Key decisions before you book event audio translation equipment
The first question is how many languages you need live at the same time. One translated channel is simpler than four, and each added language affects equipment count, interpreter workflow, and monitoring. It also changes how attendees will navigate the system.
The second question is audience size and movement. A seated audience in a ballroom is predictable. A roaming audience in an exhibit hall is not. Coverage, receiver inventory, headset type, and staffing should reflect that difference.
Third, think about the source audio. Are you translating a single presenter on a headset mic, a panel discussion with multiple microphones, video playback, or a mix of all three? Translation quality depends heavily on what interpreters hear. If the source feed is inconsistent, the listener experience will be inconsistent too.
Fourth, consider accessibility and overlap with assisted listening. In many events, these needs intersect. A well-planned system can support multilingual delivery and hearing assistance without building separate, conflicting audio paths.

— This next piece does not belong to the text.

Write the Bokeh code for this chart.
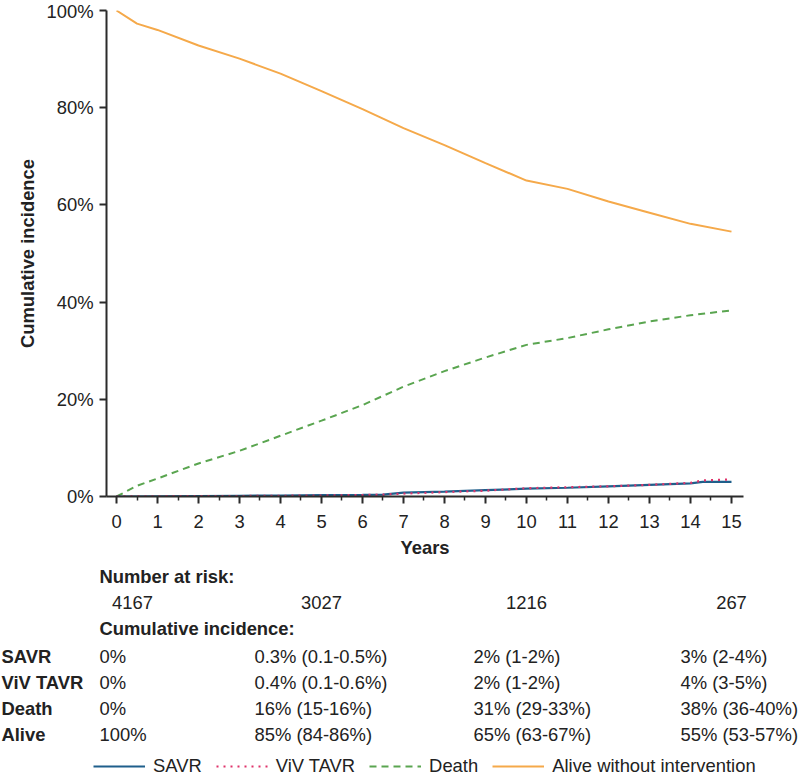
from bokeh.plotting import figure
from bokeh.models import (Range1d, FixedTicker, Legend, LegendItem,
                          ColumnDataSource, CustomJSTickFormatter)
from bokeh.layouts import column, row
from bokeh.embed import file_html
from bokeh.resources import INLINE
from bokeh.core.properties import value

FONT = "Liberation Sans"
FS = "18.4px"

# ---- data (years, cumulative incidence %) ----
alive_t = [0, 0.5, 1, 2, 3, 4, 5, 6, 7, 8, 9, 10, 11, 12, 13, 14, 15]
alive_y = [100, 97.3, 96.0, 92.8, 90.1, 87.0, 83.4, 79.7, 75.8, 72.3, 68.6, 65.0, 63.3, 60.7, 58.4, 56.1, 54.5]

death_t = [0, 0.5, 1, 2, 3, 4, 5, 6, 7, 8, 9, 10, 11, 12, 13, 14, 15]
death_y = [0, 2.2, 3.7, 6.8, 9.4, 12.5, 15.6, 18.8, 22.6, 25.8, 28.6, 31.2, 32.6, 34.4, 36.0, 37.3, 38.3]

savr_t = [0, 1, 2, 3, 4, 5, 6, 6.5, 7, 8, 9, 10, 11, 12, 13, 14, 14.3, 15]
savr_y = [0, 0.05, 0.1, 0.15, 0.2, 0.3, 0.35, 0.4, 0.8, 1.0, 1.3, 1.6, 1.8, 2.1, 2.4, 2.7, 3.0, 3.0]

viv_t = [0, 1, 2, 3, 4, 5, 6, 6.5, 7, 8, 9, 10, 11, 12, 13, 14, 14.3, 15]
viv_y = [0, 0.05, 0.1, 0.1, 0.15, 0.2, 0.3, 0.4, 0.6, 0.9, 1.2, 1.7, 1.9, 2.1, 2.4, 2.8, 3.3, 3.5]

risk_years = [0, 5, 10, 15]
risk_counts = ["4167", "3027", "1216", "267"]

row_labels = ["SAVR", "ViV TAVR", "Death", "Alive"]
col_values = [
    ["0%", "0.3% (0.1-0.5%)", "2% (1-2%)", "3% (2-4%)"],
    ["0%", "0.4% (0.1-0.6%)", "2% (1-2%)", "4% (3-5%)"],
    ["0%", "16% (15-16%)", "31% (29-33%)", "38% (36-40%)"],
    ["100%", "85% (84-86%)", "65% (63-67%)", "55% (53-57%)"],
]

series_names = ["SAVR", "ViV TAVR", "Death", "Alive without intervention"]
colors = ["#1f5f8b", "#e0336a", "#5aa550", "#f5a94a"]
dashes = ["solid", "2 5", "7 5", "solid"]

AX = "#2b2b2b"
TXT = "#222222"

# ---- chart figure ----
p = figure(width=798, height=560, output_backend="svg", toolbar_location=None,
           x_range=Range1d(-0.244, 15.293), y_range=Range1d(0, 100),
           min_border_left=106, min_border_right=55, min_border_top=10, min_border_bottom=62)
p.outline_line_color = None
p.grid.grid_line_color = None
p.background_fill_color = None
p.border_fill_color = None

p.line(alive_t, alive_y, color=colors[3], line_width=2, line_dash=dashes[3])
p.line(death_t, death_y, color=colors[2], line_width=2, line_dash=dashes[2])
p.line(savr_t, savr_y, color=colors[0], line_width=2.2, line_dash=dashes[0])
p.line(viv_t, viv_y, color=colors[1], line_width=2.2, line_dash=dashes[1])

xa = p.xaxis[0]
xa.ticker = FixedTicker(ticks=list(range(0, 16)), minor_ticks=[i + 0.5 for i in range(-1, 16)])
xa.axis_label = "Years"
xa.axis_label_text_font = FONT
xa.axis_label_text_font_style = "bold"
xa.axis_label_text_font_size = FS
xa.axis_label_text_color = TXT
xa.axis_label_standoff = 6
xa.major_label_text_font = FONT
xa.major_label_text_font_size = FS
xa.major_label_text_color = TXT
xa.major_label_standoff = 11
xa.major_tick_out = 7
xa.major_tick_in = 0
xa.minor_tick_out = 4
xa.minor_tick_in = 0
xa.axis_line_width = 2
xa.axis_line_color = AX
xa.major_tick_line_color = AX
xa.major_tick_line_width = 2
xa.minor_tick_line_color = AX
xa.minor_tick_line_width = 1.5

ya = p.yaxis[0]
ya.ticker = FixedTicker(ticks=[0, 20, 40, 60, 80, 100], minor_ticks=[])
ya.formatter = CustomJSTickFormatter(code="return tick.toFixed(0) + '%';")
ya.axis_label = "Cumulative incidence"
ya.axis_label_text_font = FONT
ya.axis_label_text_font_style = "bold"
ya.axis_label_text_font_size = FS
ya.axis_label_text_color = TXT
ya.axis_label_standoff = 5
ya.major_label_text_font = FONT
ya.major_label_text_font_size = FS
ya.major_label_text_color = TXT
ya.major_label_standoff = 6
ya.major_tick_out = 7
ya.major_tick_in = 0
ya.axis_line_width = 2
ya.axis_line_color = AX
ya.major_tick_line_color = AX
ya.major_tick_line_width = 2

# ---- table + legend figure ----
t = figure(width=798, height=218, output_backend="svg", toolbar_location=None,
           x_range=Range1d(-2.829, 16.634), y_range=Range1d(7.681, -0.608),
           x_axis_location=None, y_axis_location=None, min_border=0)
t.grid.grid_line_color = None
t.outline_line_color = None
t.background_fill_color = None
t.border_fill_color = None

left_x = -0.415
label_x = -2.805
col_x = [-0.415, 3.366, 8.707, 13.756]

common = dict(text_font=value(FONT), text_font_size=FS, text_baseline="middle", text_color=TXT)

t.text(x=[left_x, left_x], y=[0, 1.98], text=["Number at risk:", "Cumulative incidence:"],
       text_align="left", text_font_style="bold", **common)

risk_src = ColumnDataSource(dict(x=risk_years, y=[0.99] * len(risk_years), text=risk_counts,
                                 xo=[16, 0, 0, 0]))
t.text(x="x", y="y", text="text", x_offset="xo", source=risk_src, text_align="center", **common)

rows_y = [3.04, 4.03, 5.02, 6.01]
t.text(x=[label_x] * 4, y=rows_y, text=row_labels, text_align="left", text_font_style="bold", **common)

xs, ys, txt = [], [], []
for ri, row_vals in enumerate(col_values):
    for ci, v in enumerate(row_vals):
        xs.append(col_x[ci]); ys.append(rows_y[ri]); txt.append(v)
t.text(x=xs, y=ys, text=txt, text_align="left", **common)

items = []
for name, c, d in zip(series_names, colors, dashes):
    r = t.line(x=[-20, -19], y=[-20, -20], color=c, line_width=2, line_dash=d)
    items.append(LegendItem(label=name, renderers=[r]))
leg = Legend(items=items, orientation="horizontal", location=(93, 1),
             glyph_width=52, glyph_height=20, label_standoff=8, spacing=14,
             padding=0, margin=0, border_line_color=None, background_fill_alpha=0,
             label_text_font=FONT, label_text_font_size=FS, label_text_color=TXT,
             label_height=20)
t.add_layout(leg)

layout = column(column(p), column(t), spacing=0)
open("out.html", "w").write(file_html(layout, INLINE))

Finally, ask who is managing the equipment during the event. Translation systems are not difficult when they are planned correctly, but they do need active oversight. Receiver distribution, charging, sanitation, channel assignment, interpreter support, and troubleshooting should not be left to chance.

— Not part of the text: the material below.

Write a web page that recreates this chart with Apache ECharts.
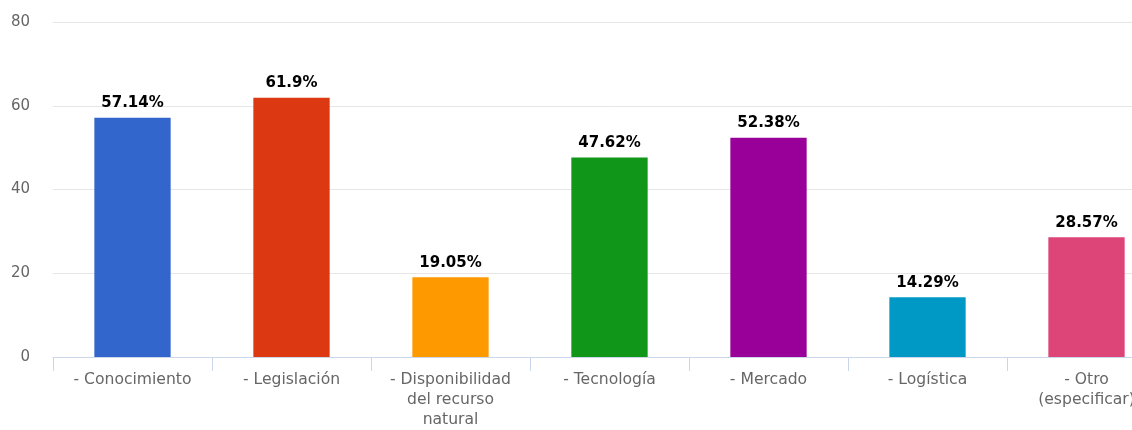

What to look for in a provider
Not every AV vendor specializes in controlled listening environments. If your event depends on speech clarity in a noisy or multi-use venue, that specialty matters. You want a partner who understands more than microphones and speakers. You want someone who can map the listener experience from stage input to final headset output.
Ask how the system will be configured for your venue, how interference will be avoided, and how attendees will receive and return equipment. Ask whether the translation feed can coexist with presentations next door, with house audio, or with a live stream if needed. Those details are where strong events separate from frustrating ones.
You should also expect practical recommendations, not a one-size-fits-all package. In some cases, a full interpreter booth setup is necessary. In others, a lighter wireless system is more efficient. It depends on program length, room noise, language count, and the level of polish your audience expects.
At Your Event Audio, that consultative piece is what makes the difference. The best system is not the biggest one. It is the one built around how your audience will listen.
The real payoff: less noise, better attention, stronger delivery
When event audio translation equipment is planned well, the benefit goes beyond language support. Presenters hold attention longer. Attendees stay engaged because they are not working to hear. Organizers reduce confusion in rooms with overlapping sessions or heavy ambient noise. Venues benefit because communication becomes more controlled instead of louder.
There is also a brand impact. If you are hosting international buyers, multilingual stakeholders, sponsors, or public-facing guests, audio quality shapes credibility. People notice when communication feels organized and intentional. They notice even more when it does not.
That is why translation equipment should be part of the event communication plan early, not treated as an add-on a few days before load-in. The earlier the system is matched to the room, schedule, and audience flow, the smoother the event runs.
If your event needs to cut through the noise, support multiple languages, or keep presentations clear without filling the room with competing audio, the right setup is worth getting right the first time. A short planning conversation now usually saves a long list of problems on show day.